11) Troy’s Pick – Every Damn Documentary
2018 was the year of the mass appeal documentary. Naturally, Troy fell for all of them and wanted to cheat add them into one entry.
Three Identical Strangers – What happens when American kids are exposed to a psychological experiment that wouldn’t have been out of place in the Mengele era? The answer is that it tortures them and leads to one of the kids killing himself. The Academy didn’t feel the need to nominate it.
Hale County Morning, This Evening – The film about the Alabama Bible Belt that uses abstract intertitles to capture a slice of life.
Monrovia, Indiana – The film about a short amount of time in the middle of the Indiana Cracker Belt. Having visited, I have to say that the documentary depiction is apt.
Minding the Gap – Girls skateboarding?!?!? While this isn’t 1989, I’m still cool with anyone trying to gleam the cube.
Shirkers – Asian film fans get ripped off and make a documentary about the crime. I’m sold.
RBG – Her documentary was way better than the terrible biopic that died in theaters about a month ago.
Free Solo – Jimmy Chin has found a new way to make rock climbing into a terrifying endeavor.
Won’t You Be My Neighbor? – Mister Rogers introduced people to the Feels this year. That’s the term used by disenfranchised youth that can’t related to anything human unless it’s repackaged in bite size portions.
Troy plans on a few more reviews of documentaries he loves in proper form. His Love, Gilda review is super overdue. It’s coming. He promises.
11) Daniel’s Pick – A Quiet Place
I have never been much of a fan of The Office or John Krasinski, so color me surprised that a film by him is one of my favorite of the year. Not only has he managed to craft a gripping family drama about living in hardship, but he did it within the confines of a horror movie! A monster movie at that! Be still my beating heart!
Yes, there are some narrative problems and the characters occasionally make some real boneheaded decisions. Guess what though? People make stupid decisions on a regular basis, you and me included. Why should we hold film characters to higher choice-making standards than ourselves? I know, I know. Plot holes.
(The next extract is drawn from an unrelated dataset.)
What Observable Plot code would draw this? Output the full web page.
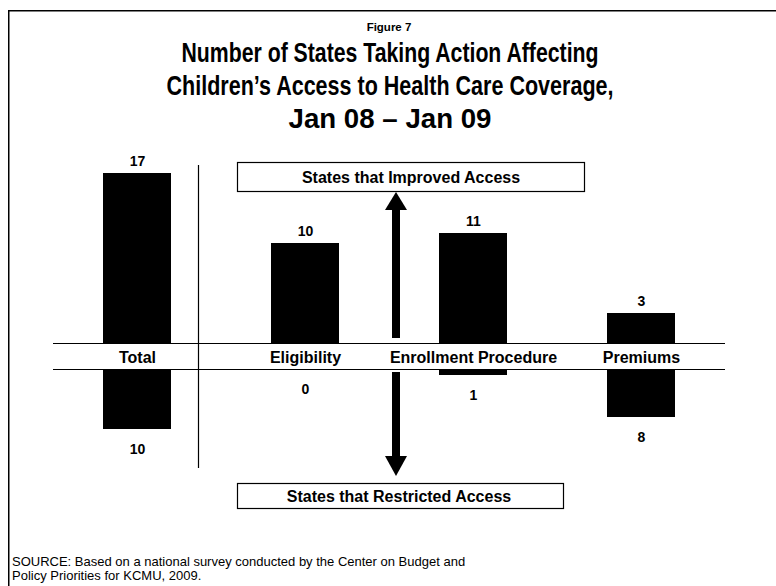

I don’t give a damn about plot holes when the filmmaking is a good as it is here, however. The anti authority/popularity streak in me was fully prepared to hate this one when I sat down with it, but it won me over anyway. It’s that good.
11) Mike Flynn’s Pick – Annihilation
For a directorial debut, Ex Machina was a hard film to top. What Alex Garland’s follow-up lacks in theatrical simplicity, however, it more than recoups its worth in its visual triumph and turn of the needle from technological caution to transgressive, ecological horror. If Ex Machina was certainly his tribute to film-school gods, Annihilation is his love letter to the kings of the video store. This is a challenging, surreal film, shamefully denied a theatrical release for most of the world but given a shot in the United States.
Having surprised with an Oscar win for Best Visual Effects on his first film, Garland’s visuals are even more ambitious, reflecting the mysterious unknown that its (literally) star-crossed scientists must fight the elements of. Natalie Portman, Tessa Thompson, and Gina Rodriguez are haunting in their skeptical approach, while Jennifer Jason Leigh is reckonable as the team’s holdout that craves a Lovecraftian fusion with other-worldly knowledge.
Despite the Netflix connection, to see a major studio deliver a challenging hard sci-fi film during one of the more tense cycles of the yearly blockbuster season is as ambitious as the man that crafted it.
11) Jamie’s Pick – Tully
Jamie heard that Tully was a fantasy about a magical babysitter that bonds at night with Charlize Theron. Jamie ended up using the tissues for a different reason.